:: GOAL ::
Leave out every picture. Copy exactly the lines from the one holding "Write the Plotly code for this chart." through the one holding "0.0125, 0.0105, 0.0085]".

:: DATA EXTRACT ::
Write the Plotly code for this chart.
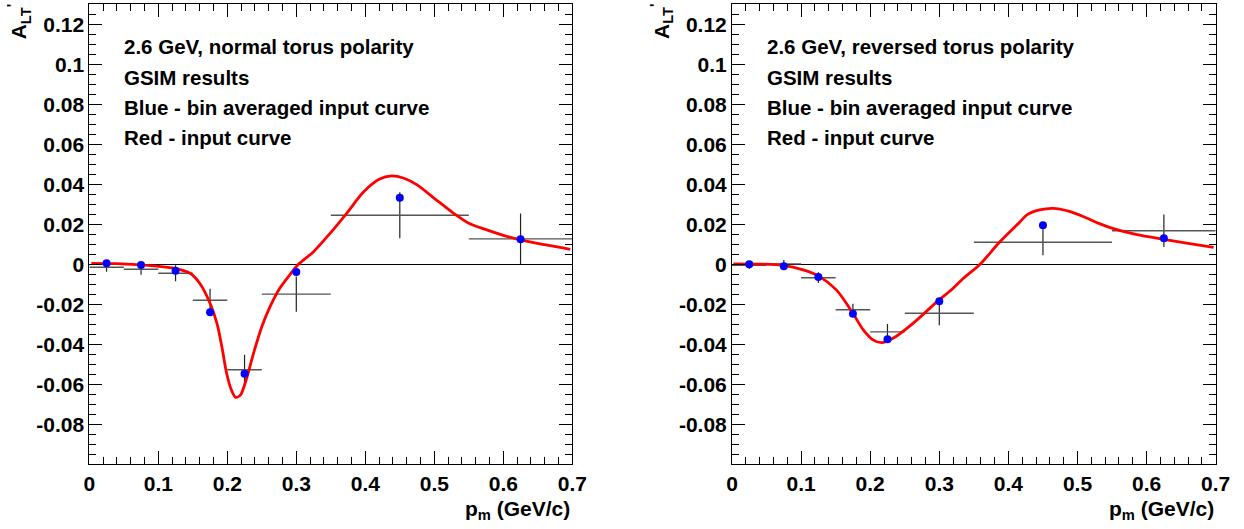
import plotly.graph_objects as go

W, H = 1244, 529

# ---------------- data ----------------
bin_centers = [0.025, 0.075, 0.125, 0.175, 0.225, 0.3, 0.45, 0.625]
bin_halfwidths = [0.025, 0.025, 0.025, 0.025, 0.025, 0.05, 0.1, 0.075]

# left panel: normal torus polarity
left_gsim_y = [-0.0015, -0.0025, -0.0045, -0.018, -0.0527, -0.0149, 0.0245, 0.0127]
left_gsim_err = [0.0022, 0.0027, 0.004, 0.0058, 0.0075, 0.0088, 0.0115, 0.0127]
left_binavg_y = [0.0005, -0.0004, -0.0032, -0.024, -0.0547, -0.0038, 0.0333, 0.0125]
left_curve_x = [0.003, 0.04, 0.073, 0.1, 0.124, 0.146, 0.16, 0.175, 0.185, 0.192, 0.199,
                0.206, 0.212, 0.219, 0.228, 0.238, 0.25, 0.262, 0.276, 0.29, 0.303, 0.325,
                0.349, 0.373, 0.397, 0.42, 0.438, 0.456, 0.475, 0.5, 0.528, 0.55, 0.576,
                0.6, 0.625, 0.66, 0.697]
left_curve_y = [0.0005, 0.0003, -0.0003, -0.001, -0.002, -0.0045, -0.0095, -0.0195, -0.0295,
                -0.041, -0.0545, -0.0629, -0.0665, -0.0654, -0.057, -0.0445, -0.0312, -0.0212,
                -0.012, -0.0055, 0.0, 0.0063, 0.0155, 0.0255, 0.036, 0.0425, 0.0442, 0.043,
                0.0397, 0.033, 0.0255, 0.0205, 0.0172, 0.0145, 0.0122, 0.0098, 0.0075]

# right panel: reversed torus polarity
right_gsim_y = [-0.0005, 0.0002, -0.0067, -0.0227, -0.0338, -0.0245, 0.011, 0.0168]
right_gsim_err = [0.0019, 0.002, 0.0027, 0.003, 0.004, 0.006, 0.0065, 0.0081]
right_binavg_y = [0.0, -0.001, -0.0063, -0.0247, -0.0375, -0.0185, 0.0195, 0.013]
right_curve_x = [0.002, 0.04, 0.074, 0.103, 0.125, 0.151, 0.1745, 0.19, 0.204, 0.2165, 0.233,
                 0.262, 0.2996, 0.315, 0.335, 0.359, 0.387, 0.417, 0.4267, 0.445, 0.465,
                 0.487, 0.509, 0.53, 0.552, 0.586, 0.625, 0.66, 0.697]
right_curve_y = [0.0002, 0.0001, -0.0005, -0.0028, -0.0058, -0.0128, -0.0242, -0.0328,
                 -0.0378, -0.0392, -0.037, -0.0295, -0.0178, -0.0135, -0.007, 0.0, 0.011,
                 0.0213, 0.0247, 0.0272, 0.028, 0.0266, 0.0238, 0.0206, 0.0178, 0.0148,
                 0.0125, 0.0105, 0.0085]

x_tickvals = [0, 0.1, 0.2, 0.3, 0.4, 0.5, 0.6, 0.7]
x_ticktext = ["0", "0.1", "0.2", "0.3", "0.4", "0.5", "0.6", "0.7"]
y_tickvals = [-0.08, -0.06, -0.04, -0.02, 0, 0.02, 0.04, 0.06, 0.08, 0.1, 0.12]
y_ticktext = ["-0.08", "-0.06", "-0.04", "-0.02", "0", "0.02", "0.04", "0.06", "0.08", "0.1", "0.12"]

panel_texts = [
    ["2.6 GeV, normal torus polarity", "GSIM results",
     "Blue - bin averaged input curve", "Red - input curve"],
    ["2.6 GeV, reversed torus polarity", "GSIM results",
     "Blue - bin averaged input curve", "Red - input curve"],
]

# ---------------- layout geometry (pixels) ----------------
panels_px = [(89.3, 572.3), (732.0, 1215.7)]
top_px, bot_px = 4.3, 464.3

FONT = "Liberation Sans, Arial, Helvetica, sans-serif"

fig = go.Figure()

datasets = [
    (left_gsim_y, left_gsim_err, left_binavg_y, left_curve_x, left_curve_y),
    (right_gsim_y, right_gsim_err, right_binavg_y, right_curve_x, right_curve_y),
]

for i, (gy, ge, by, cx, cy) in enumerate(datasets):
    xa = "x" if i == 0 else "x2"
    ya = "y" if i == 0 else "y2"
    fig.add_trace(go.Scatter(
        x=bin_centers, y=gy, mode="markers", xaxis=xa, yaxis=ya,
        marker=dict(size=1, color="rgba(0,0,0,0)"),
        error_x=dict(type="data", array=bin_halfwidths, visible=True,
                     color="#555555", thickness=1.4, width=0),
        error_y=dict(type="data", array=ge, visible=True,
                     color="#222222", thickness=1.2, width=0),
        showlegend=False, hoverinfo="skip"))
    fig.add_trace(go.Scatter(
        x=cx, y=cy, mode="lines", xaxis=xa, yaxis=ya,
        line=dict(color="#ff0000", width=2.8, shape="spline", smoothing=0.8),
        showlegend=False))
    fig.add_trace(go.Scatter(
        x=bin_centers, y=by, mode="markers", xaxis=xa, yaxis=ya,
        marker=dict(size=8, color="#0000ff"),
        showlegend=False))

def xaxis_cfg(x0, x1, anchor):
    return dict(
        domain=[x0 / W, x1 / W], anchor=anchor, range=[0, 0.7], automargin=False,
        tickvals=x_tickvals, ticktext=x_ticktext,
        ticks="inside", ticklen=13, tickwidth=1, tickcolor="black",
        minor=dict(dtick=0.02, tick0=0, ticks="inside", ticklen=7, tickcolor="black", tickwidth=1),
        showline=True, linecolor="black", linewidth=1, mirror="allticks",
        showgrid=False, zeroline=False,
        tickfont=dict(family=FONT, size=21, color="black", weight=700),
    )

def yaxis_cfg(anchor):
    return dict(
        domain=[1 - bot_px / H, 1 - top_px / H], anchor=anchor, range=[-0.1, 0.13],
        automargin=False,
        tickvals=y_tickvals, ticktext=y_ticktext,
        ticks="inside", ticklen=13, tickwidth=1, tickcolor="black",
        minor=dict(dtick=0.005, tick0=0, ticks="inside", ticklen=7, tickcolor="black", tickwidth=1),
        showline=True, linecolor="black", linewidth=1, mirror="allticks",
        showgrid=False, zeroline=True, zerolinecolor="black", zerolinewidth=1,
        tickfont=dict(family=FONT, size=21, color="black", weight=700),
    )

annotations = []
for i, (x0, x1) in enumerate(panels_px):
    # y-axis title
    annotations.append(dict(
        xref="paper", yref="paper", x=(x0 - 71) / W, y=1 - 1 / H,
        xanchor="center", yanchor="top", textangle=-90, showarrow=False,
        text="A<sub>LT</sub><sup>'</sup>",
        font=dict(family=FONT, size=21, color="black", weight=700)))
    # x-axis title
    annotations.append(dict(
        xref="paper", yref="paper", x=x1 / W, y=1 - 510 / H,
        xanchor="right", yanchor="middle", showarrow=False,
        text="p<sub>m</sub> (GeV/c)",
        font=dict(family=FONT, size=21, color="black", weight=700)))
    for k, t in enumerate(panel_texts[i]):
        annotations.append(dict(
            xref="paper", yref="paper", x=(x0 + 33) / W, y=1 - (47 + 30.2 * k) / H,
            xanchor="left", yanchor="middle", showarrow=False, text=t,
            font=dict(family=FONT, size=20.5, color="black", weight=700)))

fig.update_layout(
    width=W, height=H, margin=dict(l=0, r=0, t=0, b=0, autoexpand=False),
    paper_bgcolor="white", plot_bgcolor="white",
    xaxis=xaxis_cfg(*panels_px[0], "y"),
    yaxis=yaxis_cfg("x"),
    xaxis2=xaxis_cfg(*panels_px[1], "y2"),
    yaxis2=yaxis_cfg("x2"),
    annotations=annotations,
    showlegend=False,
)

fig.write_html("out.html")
---
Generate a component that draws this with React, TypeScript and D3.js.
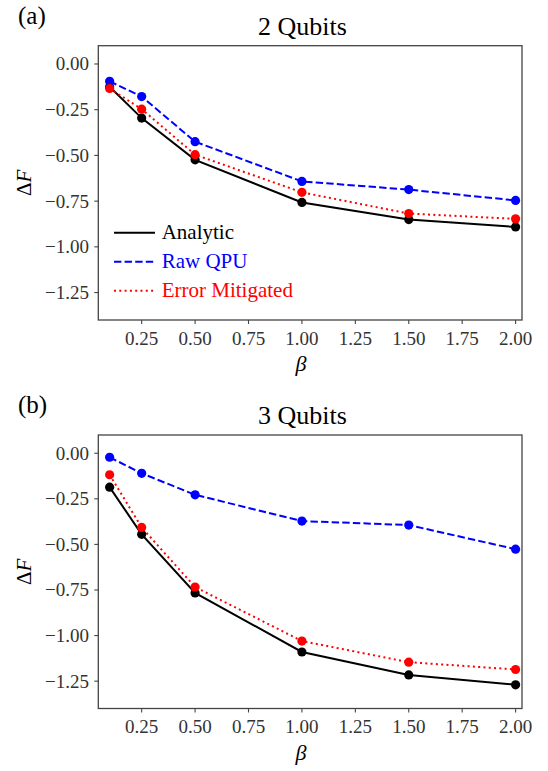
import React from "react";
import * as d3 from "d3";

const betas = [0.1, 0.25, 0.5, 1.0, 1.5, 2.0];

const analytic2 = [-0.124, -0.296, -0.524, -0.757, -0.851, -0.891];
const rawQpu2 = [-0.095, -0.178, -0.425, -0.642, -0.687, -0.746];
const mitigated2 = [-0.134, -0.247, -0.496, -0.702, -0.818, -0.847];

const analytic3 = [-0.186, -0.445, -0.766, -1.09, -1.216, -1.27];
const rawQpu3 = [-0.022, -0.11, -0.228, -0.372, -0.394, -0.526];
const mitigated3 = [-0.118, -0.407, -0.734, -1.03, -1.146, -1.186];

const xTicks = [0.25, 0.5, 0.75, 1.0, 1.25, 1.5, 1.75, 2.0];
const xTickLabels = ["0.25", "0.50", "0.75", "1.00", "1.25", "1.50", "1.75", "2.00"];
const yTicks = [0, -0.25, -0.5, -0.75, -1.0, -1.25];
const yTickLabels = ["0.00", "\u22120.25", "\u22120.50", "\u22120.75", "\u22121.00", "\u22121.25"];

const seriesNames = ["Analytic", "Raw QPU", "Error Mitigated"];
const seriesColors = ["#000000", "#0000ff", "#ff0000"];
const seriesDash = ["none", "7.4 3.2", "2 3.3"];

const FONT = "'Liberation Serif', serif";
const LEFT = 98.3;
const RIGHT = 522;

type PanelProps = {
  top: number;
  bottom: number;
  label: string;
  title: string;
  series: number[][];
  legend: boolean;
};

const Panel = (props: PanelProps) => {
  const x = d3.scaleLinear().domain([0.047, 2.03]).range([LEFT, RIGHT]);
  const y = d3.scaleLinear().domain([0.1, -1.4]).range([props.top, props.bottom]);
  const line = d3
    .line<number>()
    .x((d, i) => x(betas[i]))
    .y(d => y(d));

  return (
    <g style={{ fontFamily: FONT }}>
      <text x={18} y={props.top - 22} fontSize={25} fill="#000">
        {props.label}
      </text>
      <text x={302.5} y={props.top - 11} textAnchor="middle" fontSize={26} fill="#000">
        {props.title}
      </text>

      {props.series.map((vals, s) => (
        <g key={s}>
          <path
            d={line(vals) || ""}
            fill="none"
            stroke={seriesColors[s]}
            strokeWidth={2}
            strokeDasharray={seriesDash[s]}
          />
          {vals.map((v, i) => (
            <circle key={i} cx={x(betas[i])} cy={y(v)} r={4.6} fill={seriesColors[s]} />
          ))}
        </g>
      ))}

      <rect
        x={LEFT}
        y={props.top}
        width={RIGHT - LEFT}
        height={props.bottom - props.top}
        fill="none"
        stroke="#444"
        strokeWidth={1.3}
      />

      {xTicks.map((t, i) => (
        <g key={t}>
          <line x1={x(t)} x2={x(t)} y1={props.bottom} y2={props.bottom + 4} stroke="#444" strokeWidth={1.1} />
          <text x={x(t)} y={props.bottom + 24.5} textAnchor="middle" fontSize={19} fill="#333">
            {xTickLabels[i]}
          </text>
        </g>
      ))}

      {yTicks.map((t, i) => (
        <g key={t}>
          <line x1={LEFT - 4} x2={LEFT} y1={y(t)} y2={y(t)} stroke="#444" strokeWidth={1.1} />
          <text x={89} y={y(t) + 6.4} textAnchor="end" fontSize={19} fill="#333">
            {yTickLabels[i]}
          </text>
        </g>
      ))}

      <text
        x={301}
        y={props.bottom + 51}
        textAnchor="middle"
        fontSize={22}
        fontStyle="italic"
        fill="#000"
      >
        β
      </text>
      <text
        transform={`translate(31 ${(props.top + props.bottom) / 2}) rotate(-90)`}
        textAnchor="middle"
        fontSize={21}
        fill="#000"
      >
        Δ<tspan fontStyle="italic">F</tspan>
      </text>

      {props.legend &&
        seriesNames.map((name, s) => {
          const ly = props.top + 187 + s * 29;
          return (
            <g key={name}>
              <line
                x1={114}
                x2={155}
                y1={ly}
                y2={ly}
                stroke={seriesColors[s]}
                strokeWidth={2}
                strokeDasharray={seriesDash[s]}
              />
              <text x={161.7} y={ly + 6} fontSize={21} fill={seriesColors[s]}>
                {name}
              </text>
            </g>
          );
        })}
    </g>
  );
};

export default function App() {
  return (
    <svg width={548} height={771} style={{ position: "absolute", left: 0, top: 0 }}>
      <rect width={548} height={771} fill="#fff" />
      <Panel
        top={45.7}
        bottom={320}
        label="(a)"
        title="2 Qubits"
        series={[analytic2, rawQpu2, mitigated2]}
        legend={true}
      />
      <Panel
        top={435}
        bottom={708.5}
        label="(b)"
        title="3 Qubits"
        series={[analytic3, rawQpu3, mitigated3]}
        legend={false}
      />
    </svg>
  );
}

:: FULL RESPONSE ::
Write the Plotly code for this chart.
import plotly.graph_objects as go

W, H = 1244, 529

# ---------------- data ----------------
bin_centers = [0.025, 0.075, 0.125, 0.175, 0.225, 0.3, 0.45, 0.625]
bin_halfwidths = [0.025, 0.025, 0.025, 0.025, 0.025, 0.05, 0.1, 0.075]

# left panel: normal torus polarity
left_gsim_y = [-0.0015, -0.0025, -0.0045, -0.018, -0.0527, -0.0149, 0.0245, 0.0127]
left_gsim_err = [0.0022, 0.0027, 0.004, 0.0058, 0.0075, 0.0088, 0.0115, 0.0127]
left_binavg_y = [0.0005, -0.0004, -0.0032, -0.024, -0.0547, -0.0038, 0.0333, 0.0125]
left_curve_x = [0.003, 0.04, 0.073, 0.1, 0.124, 0.146, 0.16, 0.175, 0.185, 0.192, 0.199,
                0.206, 0.212, 0.219, 0.228, 0.238, 0.25, 0.262, 0.276, 0.29, 0.303, 0.325,
                0.349, 0.373, 0.397, 0.42, 0.438, 0.456, 0.475, 0.5, 0.528, 0.55, 0.576,
                0.6, 0.625, 0.66, 0.697]
left_curve_y = [0.0005, 0.0003, -0.0003, -0.001, -0.002, -0.0045, -0.0095, -0.0195, -0.0295,
                -0.041, -0.0545, -0.0629, -0.0665, -0.0654, -0.057, -0.0445, -0.0312, -0.0212,
                -0.012, -0.0055, 0.0, 0.0063, 0.0155, 0.0255, 0.036, 0.0425, 0.0442, 0.043,
                0.0397, 0.033, 0.0255, 0.0205, 0.0172, 0.0145, 0.0122, 0.0098, 0.0075]

# right panel: reversed torus polarity
right_gsim_y = [-0.0005, 0.0002, -0.0067, -0.0227, -0.0338, -0.0245, 0.011, 0.0168]
right_gsim_err = [0.0019, 0.002, 0.0027, 0.003, 0.004, 0.006, 0.0065, 0.0081]
right_binavg_y = [0.0, -0.001, -0.0063, -0.0247, -0.0375, -0.0185, 0.0195, 0.013]
right_curve_x = [0.002, 0.04, 0.074, 0.103, 0.125, 0.151, 0.1745, 0.19, 0.204, 0.2165, 0.233,
                 0.262, 0.2996, 0.315, 0.335, 0.359, 0.387, 0.417, 0.4267, 0.445, 0.465,
                 0.487, 0.509, 0.53, 0.552, 0.586, 0.625, 0.66, 0.697]
right_curve_y = [0.0002, 0.0001, -0.0005, -0.0028, -0.0058, -0.0128, -0.0242, -0.0328,
                 -0.0378, -0.0392, -0.037, -0.0295, -0.0178, -0.0135, -0.007, 0.0, 0.011,
                 0.0213, 0.0247, 0.0272, 0.028, 0.0266, 0.0238, 0.0206, 0.0178, 0.0148,
                 0.0125, 0.0105, 0.0085]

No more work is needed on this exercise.